Wednesday’s shooting at a Nashville-area movie theater, coupled with a similar incident last month that left three moviegoers dead in Lafayette, La., has revived the debate over whether movie theaters should add metal detectors and other security measures.
According to a July study by research firm C4, conducted just days after the Lafayette shooting, moviegoers had mixed feelings over the installation of additional security in theaters. About one-third of respondents said they believe theater lobbies should have metal detectors and armed security personnel. But only 13% said they’d be willing to pay an estimated $3 bump in ticket prices that might come with such added security, depending on how theaters passed the costs along to consumers.

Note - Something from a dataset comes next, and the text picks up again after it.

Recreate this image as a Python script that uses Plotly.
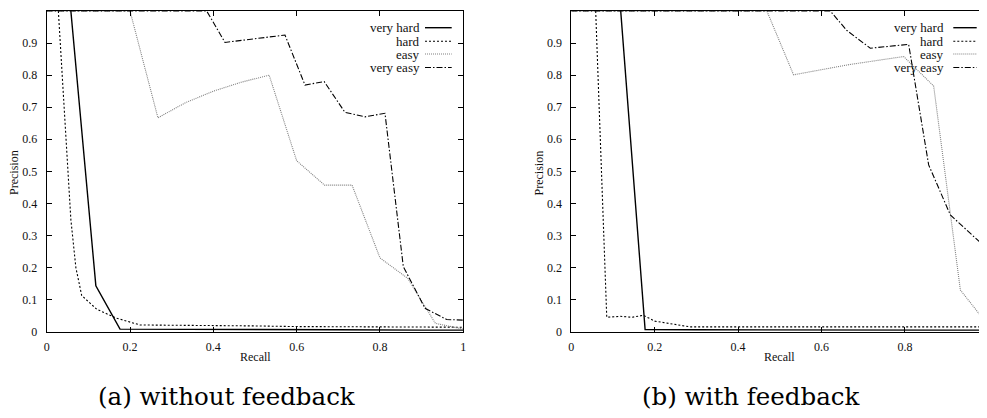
import plotly.graph_objects as go

W, H = 987, 418

# ---------------- data ----------------
series_names = ["very hard", "hard", "easy", "very easy"]

# (a) without feedback
vh_a_recall = [0.058, 0.108, 0.118, 0.176, 0.3, 0.5, 0.7, 0.9, 1.0]
vh_a_prec = [1.0, 0.286, 0.143, 0.008, 0.007, 0.006, 0.006, 0.005, 0.005]
hard_a_recall = [0.028, 0.048, 0.058, 0.07, 0.084, 0.12, 0.168, 0.224, 0.3, 0.4, 0.5, 0.6, 0.8, 1.0]
hard_a_prec = [1.0, 0.56, 0.35, 0.2, 0.113, 0.07, 0.042, 0.021, 0.02, 0.021, 0.018, 0.016, 0.016, 0.014]
easy_a_recall = [0.0, 0.2, 0.267, 0.333, 0.4, 0.467, 0.534, 0.6, 0.667, 0.733, 0.8, 0.867, 0.933, 1.0]
easy_a_prec = [1.0, 1.0, 0.667, 0.714, 0.75, 0.778, 0.8, 0.533, 0.457, 0.457, 0.23, 0.166, 0.026, 0.008]
veasy_a_recall = [0.0, 0.384, 0.428, 0.572, 0.62, 0.666, 0.716, 0.764, 0.812, 0.856, 0.908, 0.96, 1.0]
veasy_a_prec = [1.0, 1.0, 0.902, 0.925, 0.769, 0.78, 0.684, 0.67, 0.681, 0.203, 0.073, 0.038, 0.036]

# (b) with feedback
vh_b_recall = [0.1185, 0.177, 0.3, 0.5, 0.7, 0.9, 1.0]
vh_b_prec = [1.0, 0.007, 0.006, 0.005, 0.005, 0.005, 0.005]
hard_b_recall = [0.0585, 0.085, 0.117, 0.145, 0.173, 0.2, 0.285, 0.4, 0.6, 0.8, 1.0]
hard_b_prec = [1.0, 0.045, 0.048, 0.045, 0.051, 0.033, 0.015, 0.015, 0.015, 0.015, 0.015]
easy_b_recall = [0.0, 0.469, 0.533, 0.667, 0.797, 0.869, 0.933, 1.0]
easy_b_prec = [1.0, 1.0, 0.801, 0.833, 0.858, 0.766, 0.13, 0.02]
veasy_b_recall = [0.0, 0.621, 0.661, 0.717, 0.809, 0.857, 0.909, 1.0]
veasy_b_prec = [1.0, 1.0, 0.939, 0.884, 0.896, 0.52, 0.364, 0.255]

x_tick_vals = [0, 0.2, 0.4, 0.6, 0.8, 1.0]
x_tick_text = ["0", "0.2", "0.4", "0.6", "0.8", "1"]
y_tick_vals = [0, 0.1, 0.2, 0.3, 0.4, 0.5, 0.6, 0.7, 0.8, 0.9, 1.0]
y_tick_text = ["0", "0.1", "0.2", "0.3", "0.4", "0.5", "0.6", "0.7", "0.8", "0.9", "1"]

captions = ["(a) without feedback", "(b) with feedback"]
x_title = "Recall"
y_title = "Precision"

# ---------------- styles ----------------
styles = [
    dict(color="black", width=1.4, dash="solid"),
    dict(color="black", width=1.1, dash="2px,2px"),
    dict(color="#808080", width=1.1, dash="1px,1px"),
    dict(color="black", width=1.1, dash="6px,2px,1.5px,2px"),
]

FONT = "Liberation Serif"

fig = go.Figure()

panel_a = [(vh_a_recall, vh_a_prec), (hard_a_recall, hard_a_prec),
           (easy_a_recall, easy_a_prec), (veasy_a_recall, veasy_a_prec)]
panel_b = [(vh_b_recall, vh_b_prec), (hard_b_recall, hard_b_prec),
           (easy_b_recall, easy_b_prec), (veasy_b_recall, veasy_b_prec)]

for (xs, ys), st, nm in zip(panel_a, styles, series_names):
    fig.add_trace(go.Scatter(x=xs, y=ys, mode="lines", line=st, name=nm,
                             xaxis="x", yaxis="y", showlegend=False, hoverinfo="skip"))
for (xs, ys), st, nm in zip(panel_b, styles, series_names):
    fig.add_trace(go.Scatter(x=xs, y=ys, mode="lines", line=st, name=nm,
                             xaxis="x2", yaxis="y2", showlegend=False, hoverinfo="skip"))

# pixel geometry (page puts the figure 8px in from the top-left corner)
OFF = 8.0

def px(x):
    return (x - OFF) / W

def py(y):
    return 1 - (y - OFF) / H

ax_left_a, ax_right_a = 46.7, 463.3
ax_left_b, ax_right_b = 571.3, 988.3
top_px, bot_px = 11.0, 331.7

common_x = dict(tickmode="array",
                ticks="inside", ticklen=5, tickcolor="black", tickwidth=1,
                showline=True, linecolor="black", linewidth=1,
                showgrid=False, zeroline=False, automargin=False, range=[0, 1],
                tickfont=dict(family=FONT, size=12, color="#111"),
                ticklabelstandoff=4, mirror="ticks")
common_y = dict(tickmode="array", tickvals=y_tick_vals, ticktext=y_tick_text,
                ticks="inside", ticklen=5, tickcolor="black", tickwidth=1,
                showline=True, linecolor="black", linewidth=1,
                showgrid=False, zeroline=False, range=[0, 1], automargin=False,
                tickfont=dict(family=FONT, size=12, color="#111"),
                ticklabelstandoff=6, mirror="ticks")

fig.update_layout(
    width=W, height=H,
    margin=dict(l=0, r=0, t=0, b=0, autoexpand=False),
    paper_bgcolor="white", plot_bgcolor="white",
    showlegend=False,
    xaxis=dict(domain=[px(ax_left_a), px(ax_right_a)], anchor="y",
               tickvals=x_tick_vals, ticktext=x_tick_text, **common_x),
    yaxis=dict(domain=[py(bot_px), py(top_px)], anchor="x", **common_y),
    # the right panel's last tick ("1") falls outside the visible page
    xaxis2=dict(domain=[px(ax_left_b), px(ax_right_b)], anchor="y2",
                tickvals=x_tick_vals[:-1], ticktext=x_tick_text[:-1], **common_x),
    yaxis2=dict(domain=[py(bot_px), py(top_px)], anchor="x2", **common_y),
)

annotations = []
shapes = []

# axis titles
for cx in [(ax_left_a + ax_right_a) / 2, (ax_left_b + ax_right_b) / 2]:
    annotations.append(dict(x=px(cx), y=py(357), xref="paper", yref="paper",
                            text=x_title, showarrow=False, xanchor="center", yanchor="middle",
                            font=dict(family=FONT, size=12, color="#111")))
for cx in [14, 538.5]:
    annotations.append(dict(x=px(cx), y=py(173), xref="paper", yref="paper",
                            text=y_title, showarrow=False, textangle=-90,
                            xanchor="center", yanchor="middle",
                            font=dict(family=FONT, size=12, color="#111")))

# captions
for cx, txt in zip([226.7, 751], captions):
    annotations.append(dict(x=px(cx), y=py(396), xref="paper", yref="paper",
                            text=txt, showarrow=False, xanchor="center", yanchor="middle",
                            font=dict(family="DejaVu Serif", size=24.5, color="black")))

# gnuplot style key (text right aligned, sample to the right)
row_y = [27.7, 41.2, 54.0, 67.5]
for text_right, s0, s1 in [(420.7, 425.0, 451.7), (945.0, 953.3, 976.7)]:
    for nm, st, yy in zip(series_names, styles, row_y):
        annotations.append(dict(x=px(text_right), y=py(yy), xref="paper", yref="paper",
                                text=nm, showarrow=False, xanchor="right", yanchor="middle",
                                borderpad=0,
                                font=dict(family=FONT, size=13, color="#111")))
        shapes.append(dict(type="line", xref="paper", yref="paper",
                           x0=px(s0), x1=px(s1), y0=py(yy), y1=py(yy),
                           line=dict(color=st["color"], width=st["width"], dash=st["dash"])))

fig.update_layout(annotations=annotations, shapes=shapes)

fig.write_html("out.html")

It’s not just customers balking at the costs of extra security — theaters are, too. While metal detectors can be purchased for a few thousand dollars, the cost of operating a security checkpoint with trained personnel can run between $250,000 and $1,000,000 depending on the size of the theater, not to mention the potential for creating long lines and customer frustration, according to the The Hollywood Reporter. There’s always the chance that big movie studios could share the costs of extra security with theater chains to protect their business model, but it’s unclear how likely an outcome that might be.
In the absence of stricter gun control laws, there may be little theaters can feasibly do in terms of improving security by adding equipment. As a cinema security expert told Newsday following the 2012 Aurora, Colo., theater shooting: “The only way to defeat this type of behavior is to make the security similar to that of an airport, and that’s not going to happen.”